It’s chillingly prophetic that, hours before the deadly Nov. 14 school shooting in Santa Clarita, California, a new study confirmed the very steep challenges facing state and federal lawmakers and law enforcement trying to walk a fine line on the Second Amendment. One study finding: Mass shooters targeting campuses and workplaces are all too often students and employees who know the security measures in place — and know how to circumvent them. Another: Almost half of the killers reveal their deadly intent to others beforehand through conversation and/or social media.
Add it all up and you have further evidence of the need for efficient and comprehensive background checks as well as preventative screening measures. Happily, some success is being made at the federal level. On the day of the Santa Clarita shooting, Republican Sen. John Cornyn of Texas announced that, under the Fix NICS Act he helped author last year (and which President Trump has signed into law), all 50 states, the District of Columbia and Indian tribal governments have submitted implementation plans to the Department of Justice, as have 45 federal agencies. More than 6 million records have been added to National Instant Criminal Background Check System databases.
Among other information in the first DOJ report on implementation of the Fix NICS Act: Customs and Border Protection entered some 13 million records for undocumented persons into the background-check system last month.

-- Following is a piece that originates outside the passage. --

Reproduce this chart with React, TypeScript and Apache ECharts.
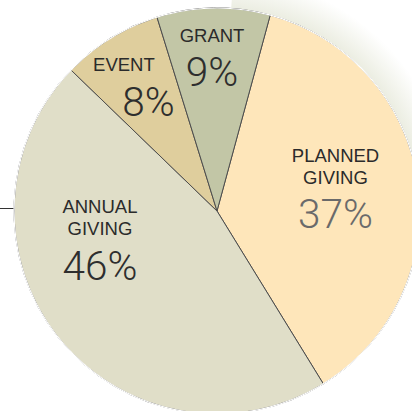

And the number of “firearm retrieval referrals” — which occur when a prohibited person is able to purchase a firearm because the background check could not be concluded within three business days due to incomplete records — reportedly decreased every month in comparison to the previous year. This suggests a robust system working promptly.
Cornyn says that he’s pleased with smart implementation of the 2018 act by the Trump administration but is continuing to address failures such as this summer’s mass shooting in Texas’ Permian Basin (eight dead): “Shortly after the Midland-Odessa shooting, we learned that the shooter failed a background check when he attempted to buy a gun from a licensed dealer. He then managed to circumvent the process by purchasing his weapon from somebody who appears to have been in the business of manufacturing and selling guns but who is not a registered firearms dealer. By not registering as a dealer, the seller was able to skirt the legal requirement and sell a weapon to the shooter without conducting the necessary background check.”
We praise Sen. Cornyn’s continued leadership in common-sense solutions by now pressing the RESPONSE Act, which would encourage Internet service providers and online platforms to share info with law enforcement concerning mass violence, hate crimes or domestic terrorism and would encourage the prosecuting of criminals violating the law by engaging in the business of selling firearms without a license or by providing false statements as part of any background check.